1. Wait until peer review and publication: Please do not cite research that has not yet been peer reviewed and published. Publishing is not a guarantee of quality, but speechwriters can—and should—check if the journal is predatory or, alternatively, stick to reputed journals that have been around for a while. If all this is hard to do, why not fund an independent site like www.econofact.org, task it with the responsibility of synthesizing research for public engagements, and cite only from material discussed on the site? This would be a partial solution to the problem of adjudicating quality research and allow the public to understand the source of the cited material. This recommendation may be unpopular with colleagues, as working papers are oft-cited, but I think it is fair, especially since working papers are often heavily revised after the review process.
2. Beware of small samples: The smaller the sample, the more likely that statistically significant results will be qualitatively large when the “true” effect is zero. Suppose the true effect is zero and you do an experiment with 20 people 1000 times. Because small samples lead to large standard errors, the only statistically significant results will be those with large effect sizes. If journals are more likely to publish positive finding (the publication bias), then most big effects with small samples are suspect. A good rule-of-thumb is not to cite small-N research until it has been replicated multiple times. I am not arguing that such results should not be published—they should—but the abundance of caution that is necessary is often lost when they are cited as the next big thing.

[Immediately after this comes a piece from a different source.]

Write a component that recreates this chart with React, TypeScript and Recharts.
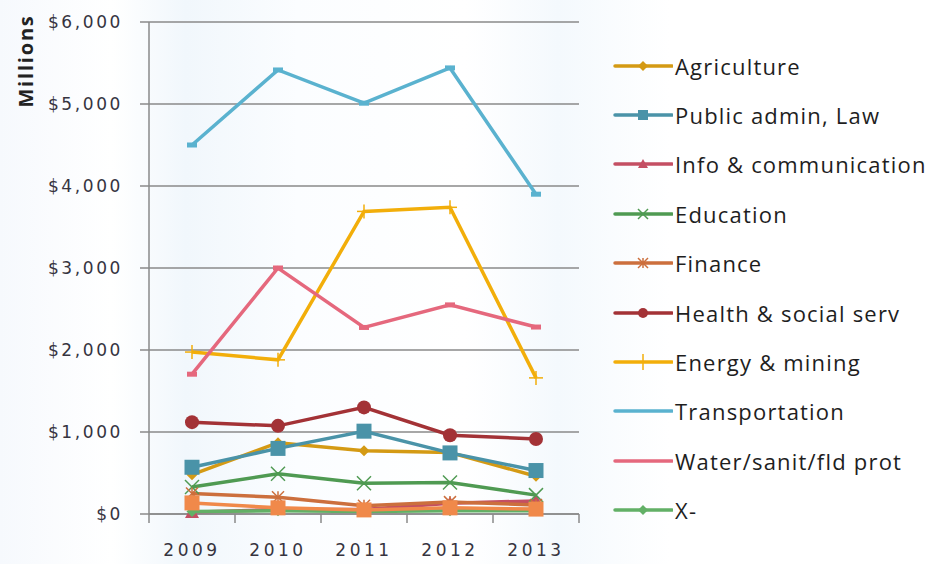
import React from "react";
import {
  LineChart, Line, XAxis, YAxis, CartesianGrid, Legend,
} from "recharts";

const W = 930;
const H = 564;
const PLOT_LEFT = 149;
const PLOT_RIGHT = 579;
const PLOT_TOP = 22;
const PLOT_BOTTOM = 514;

const years = ["2009", "2010", "2011", "2012", "2013"];
const yTicks = [0, 1000, 2000, 3000, 4000, 5000, 6000];

const agriculture = [480, 870, 770, 750, 460];
const publicAdmin = [570, 800, 1010, 745, 530];
const infoComm = [20, 55, 55, 130, 160];
const education = [330, 490, 375, 385, 230];
const finance = [250, 205, 100, 145, 110];
const health = [1120, 1075, 1300, 960, 915];
const energy = [1975, 1880, 3690, 3740, 1660];
const transportation = [4500, 5415, 5010, 5440, 3900];
const water = [1705, 3000, 2275, 2550, 2280];
const xMinus = [30, 40, 30, 40, 40];
const otherSector = [135, 75, 50, 75, 60];

type Shape = "diamond" | "square" | "triangle" | "x" | "star" | "circle" | "plus" | "dash";

interface SeriesDef {
  key: string;
  name: string;
  color: string;
  shape: Shape;
  values: number[];
  inLegend: boolean;
}

const SERIES: SeriesDef[] = [
  { key: "agri", name: "Agriculture", color: "#D49A14", shape: "diamond", values: agriculture, inLegend: true },
  { key: "pub", name: "Public admin, Law", color: "#4A93A8", shape: "square", values: publicAdmin, inLegend: true },
  { key: "info", name: "Info & communication", color: "#C44F63", shape: "triangle", values: infoComm, inLegend: true },
  { key: "edu", name: "Education", color: "#4F9A52", shape: "x", values: education, inLegend: true },
  { key: "fin", name: "Finance", color: "#CC6F3D", shape: "star", values: finance, inLegend: true },
  { key: "health", name: "Health & social serv", color: "#A33236", shape: "circle", values: health, inLegend: true },
  { key: "energy", name: "Energy & mining", color: "#F2AE0A", shape: "plus", values: energy, inLegend: true },
  { key: "trans", name: "Transportation", color: "#5AB2CF", shape: "dash", values: transportation, inLegend: true },
  { key: "water", name: "Water/sanit/fld prot", color: "#E5687D", shape: "dash", values: water, inLegend: true },
  { key: "xm", name: "X-", color: "#62B066", shape: "diamond", values: xMinus, inLegend: true },
  { key: "other", name: "Other", color: "#F0894A", shape: "square", values: otherSector, inLegend: false },
];

const data = years.map((year, i) => {
  const row: Record<string, string | number> = { year };
  SERIES.forEach((s) => { row[s.key] = s.values[i]; });
  return row;
});

const AXIS = "#8a8a8a";
const TEXT = "#36343f";

function Marker({ cx, cy, shape, color, size }: { cx: number; cy: number; shape: Shape; color: string; size: number }) {
  const r = size / 2;
  switch (shape) {
    case "diamond":
      return <polygon points={`${cx},${cy - r} ${cx + r},${cy} ${cx},${cy + r} ${cx - r},${cy}`} fill={color} />;
    case "square":
      return <rect x={cx - r} y={cy - r} width={size} height={size} fill={color} />;
    case "triangle":
      return <polygon points={`${cx},${cy - r} ${cx + r},${cy + r * 0.8} ${cx - r},${cy + r * 0.8}`} fill={color} />;
    case "x":
      return (
        <g stroke={color} strokeWidth={1.5}>
          <line x1={cx - r} y1={cy - r} x2={cx + r} y2={cy + r} />
          <line x1={cx - r} y1={cy + r} x2={cx + r} y2={cy - r} />
        </g>
      );
    case "star":
      return (
        <g stroke={color} strokeWidth={1.5}>
          <line x1={cx - r} y1={cy - r} x2={cx + r} y2={cy + r} />
          <line x1={cx - r} y1={cy + r} x2={cx + r} y2={cy - r} />
          <line x1={cx} y1={cy - r} x2={cx} y2={cy + r} />
        </g>
      );
    case "circle":
      return <circle cx={cx} cy={cy} r={r} fill={color} />;
    case "plus":
      return (
        <g stroke={color} strokeWidth={1.5}>
          <line x1={cx - r} y1={cy} x2={cx + r} y2={cy} />
          <line x1={cx} y1={cy - r} x2={cx} y2={cy + r} />
        </g>
      );
    case "dash":
      return <rect x={cx - r} y={cy - 2.5} width={size} height={5} fill={color} />;
  }
  return null;
}

const MARKER_SIZE: Record<Shape, number> = {
  diamond: 11, square: 15, triangle: 14, x: 14, star: 12, circle: 14, plus: 14, dash: 10,
};

const HALF_BAND = (PLOT_RIGHT - PLOT_LEFT) / years.length / 2;
const X_TICK_MARGIN = 28;

function XTick(props: any) {
  const { x, y, payload, index } = props;
  const axisY = y - X_TICK_MARGIN;
  return (
    <g>
      {index === 0 && <line x1={x - HALF_BAND} x2={x - HALF_BAND} y1={axisY} y2={axisY + 9} stroke={AXIS} strokeWidth={1.5} />}
      <line x1={x + HALF_BAND} x2={x + HALF_BAND} y1={axisY} y2={axisY + 9} stroke={AXIS} strokeWidth={1.5} />
      <text x={x} y={y} dy={14} textAnchor="middle" fill={TEXT} fontSize={17} letterSpacing={3.5} fontFamily="DejaVu Sans">
        {payload.value}
      </text>
    </g>
  );
}

function LegendBox() {
  return (
    <div style={{ fontFamily: "'Open Sans', sans-serif", fontSize: 22, color: "#1e1e1e" }}>
      {SERIES.filter((s) => s.inLegend).map((s) => (
        <div key={s.key} style={{ display: "flex", alignItems: "center", height: 49.4 }}>
          <svg width={60} height={20} style={{ flexShrink: 0 }}>
            <line x1={2} x2={59} y1={10} y2={10} stroke={s.color} strokeWidth={3.5} strokeLinecap="round" />
            {s.shape !== "dash" && <Marker cx={30} cy={10} shape={s.shape} color={s.color} size={s.shape === "plus" ? 16 : 10} />}
          </svg>
          <span style={{ marginLeft: 2, whiteSpace: "nowrap", letterSpacing: 1.2 }}>{s.name}</span>
        </div>
      ))}
    </div>
  );
}

export default function App() {
  return (
    <div
      style={{
        position: "absolute", left: 0, top: 0, width: W, height: H, overflow: "hidden",
        background: "linear-gradient(90deg, #f6f9fd 0%, #ffffff 12%, #f1f7fc 20%, #fbfdff 32%, #ffffff 50%, #f4f9fd 60%, #ffffff 72%, #ffffff 100%)",
      }}
    >
      <div
        style={{
          position: "absolute", left: 25, top: 61, transform: "translate(-50%, -50%) rotate(-90deg)",
          fontFamily: "'Open Sans', sans-serif", fontWeight: 700, fontSize: 20, color: "#222", letterSpacing: 1.8,
          whiteSpace: "nowrap",
        }}
      >
        Millions
      </div>
      <LineChart
        width={W}
        height={H}
        data={data}
        margin={{ top: PLOT_TOP, right: W - PLOT_RIGHT, bottom: 0, left: 0 }}
      >
        <CartesianGrid vertical={false} stroke={AXIS} strokeWidth={1.5} />
        <XAxis
          dataKey="year"
          height={H - PLOT_BOTTOM}
          padding={{ left: HALF_BAND, right: HALF_BAND }}
          stroke={AXIS}
          strokeWidth={1.5}
          tickLine={false}
          tickSize={0}
          tickMargin={X_TICK_MARGIN}
          tick={<XTick />}
          interval={0}
        />
        <YAxis
          width={PLOT_LEFT}
          domain={[0, 6000]}
          ticks={yTicks}
          interval={0}
          stroke={AXIS}
          strokeWidth={1.5}
          tickSize={9}
          tickMargin={17}
          tick={{ fill: TEXT, fontSize: 17, fontFamily: "DejaVu Sans", letterSpacing: 2.6 }}
          tickFormatter={(v: number) => `$${v.toLocaleString("en-US")}`}
        />
        <Legend
          layout="vertical"
          align="center"
          verticalAlign="middle"
          wrapperStyle={{ left: 613, top: 41, width: 320 }}
          content={() => <LegendBox />}
        />
        {SERIES.map((s) => (
          <Line
            key={s.key}
            type="linear"
            dataKey={s.key}
            name={s.name}
            stroke={s.color}
            strokeWidth={3.5}
            legendType="none"
            isAnimationActive={false}
            activeDot={false}
            dot={(p: any) => (
              <g key={`${s.key}-${p.index}`}>
                <Marker cx={p.cx} cy={p.cy} shape={s.shape} color={s.color} size={MARKER_SIZE[s.shape]} />
              </g>
            )}
          />
        ))}
      </LineChart>
    </div>
  );
}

3. Cite the failures: Conversely, most large-N research will not produce big numbers; a lot of research will discover that things we thought should work really do not. Politicians seldom cite research documenting the failures of programs and therefore the millions of dollars in bad funding that were saved. There are many, many examples of this and it would do wonders for the morale of researchers who find zero results (as most are wont to do) to understand that this is critical and important for policy. Perhaps it could also help mitigate the publication bias against zero results. (An example is one (wrong) paper showing that institutional deliveries improved health outcomes in India, which has garnered 569 citations according to Google Scholar on July 3, compared to four careful papers showing zero impact of institutional deliveries on health outcomes in India, Malawi, and Rwanda with fewer than 150 cities among them.)
4. Beware of the silver bullet. Nothing excites us more than a silver bullet. Unfortunately, they seldom exist and it takes a while after the first intervention before the shine of that elusive metal wears off. So, yes, there are programs with a lot of promise, but that initial promise should prompt ecstatic calls for further research rather than outright endorsement.
These suggestions are likely controversial. But an atmosphere of giddy certainty surrounding large numbers and big effects is dangerous, especially when later studies that debunk the original miracles typically receive less play—and are therefore less likely to be undertaken in the first place. When I have brought up these speeches with colleagues, the answer is usually an eye-roll, a head shake and the inevitable conclusion: “They are politicians.” But if there is one group that understands the power of words and the importance of signaling intentions and preferences through writing and public speaking, it is precisely the politicians. And we do them a disservice by not pointing out why their citations are problematic. We should work with them to incorporate the latest developments in research into their public engagements. Politicians need to cite responsibly; researchers need to hold them to account when they don’t.